If it does throw an error, or not go faster, I would remove the Sequence drop commands to figure out which command is taking so much time.

Oracle's documentation on the DROP TABLE command is here.

davisoa
I will look into that tomorrow, thanks.
jjnguy
The CASCADE CONSTRAINTS clause forces the dropping of a table whose primary key is referenced by a foreign key. Without it we need to fix the order in which the tables are dropped to zap the dependent ones first, or have the script fail with ORA-02449
APC
+3  A: 

"It works, but it takes forever!"

Forever in this case meaning less than three seconds a table :)

There is more to dropping a table than just dropping the table. There are dependent objects to drop as well - constraints, indexes, triggers, lob or nested table storage, etc. There are views, synonyms stored procedures to invalidate. There are grants to be revoked. The table's space (and that of its indexes, etc) has to be de-allocated.

All of this activity generates recursive SQL, queries which select from or update the data dictionary, and which can perform badly. Even if we don't use triggers, views, stored procs, the database still has to run the queries to establish their absence.

Unlike normal SQL we cannot tune recursive SQL but we can shape the environment to make it run quicker.

I'm presuming that this is a development database, in which objects get built and torn down on a regular basis, and that you're using 10g or higher.

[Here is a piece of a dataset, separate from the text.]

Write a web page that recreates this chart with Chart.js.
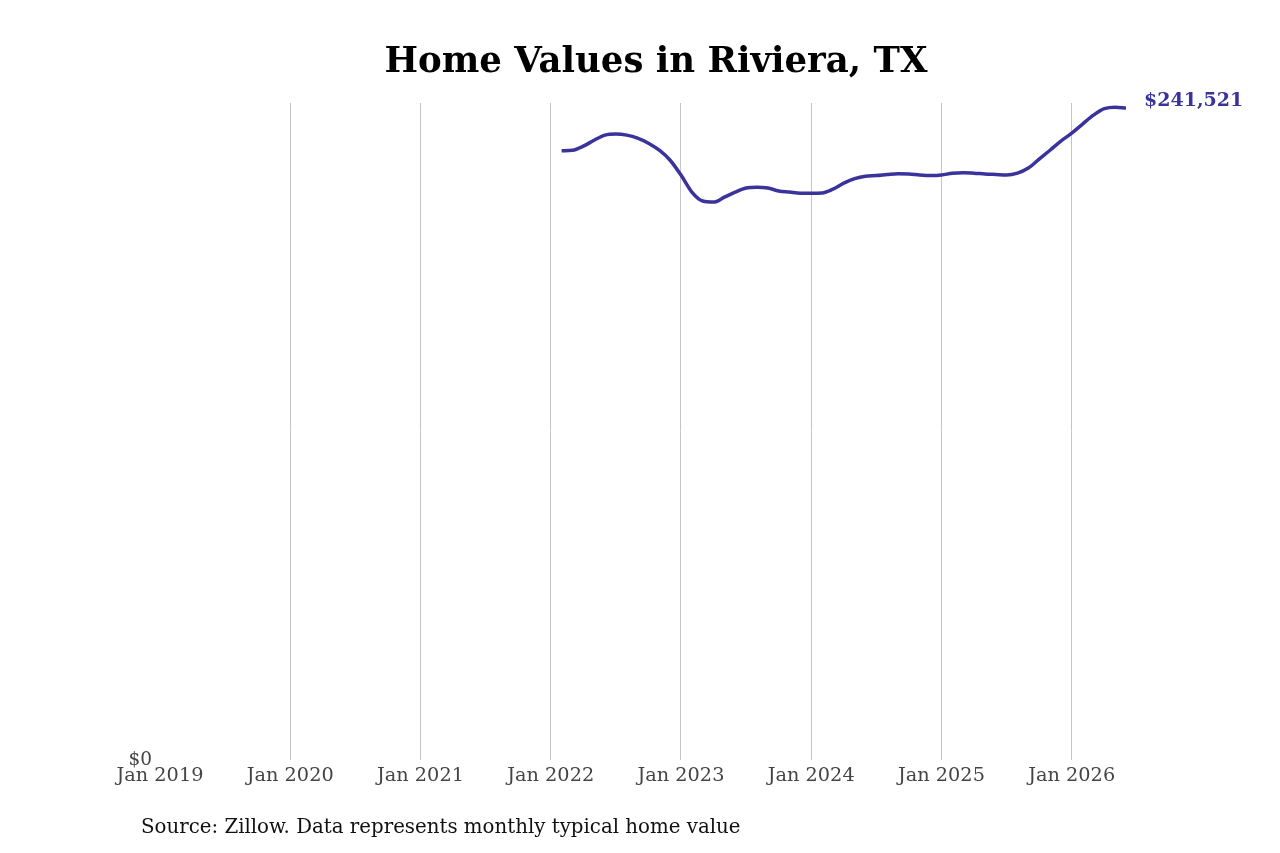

  1. Clear out the recycle bin.

    SQL> purge recyclebin;

  2. Gather statistics for the data dictionary (will require DBA privileges). These may already be gathered, as that is the default behaviour in 10g and 11g. Find out more.

  3. Once you have dictionary stats ensure you're using the cost-based optimizer. Ideally this should be set at the database level, but we can fix it at the session level:

    SQL> alter session set optimizer_mode=choose;

APC
Thanks for the answer. I will check it out tomorrow at work.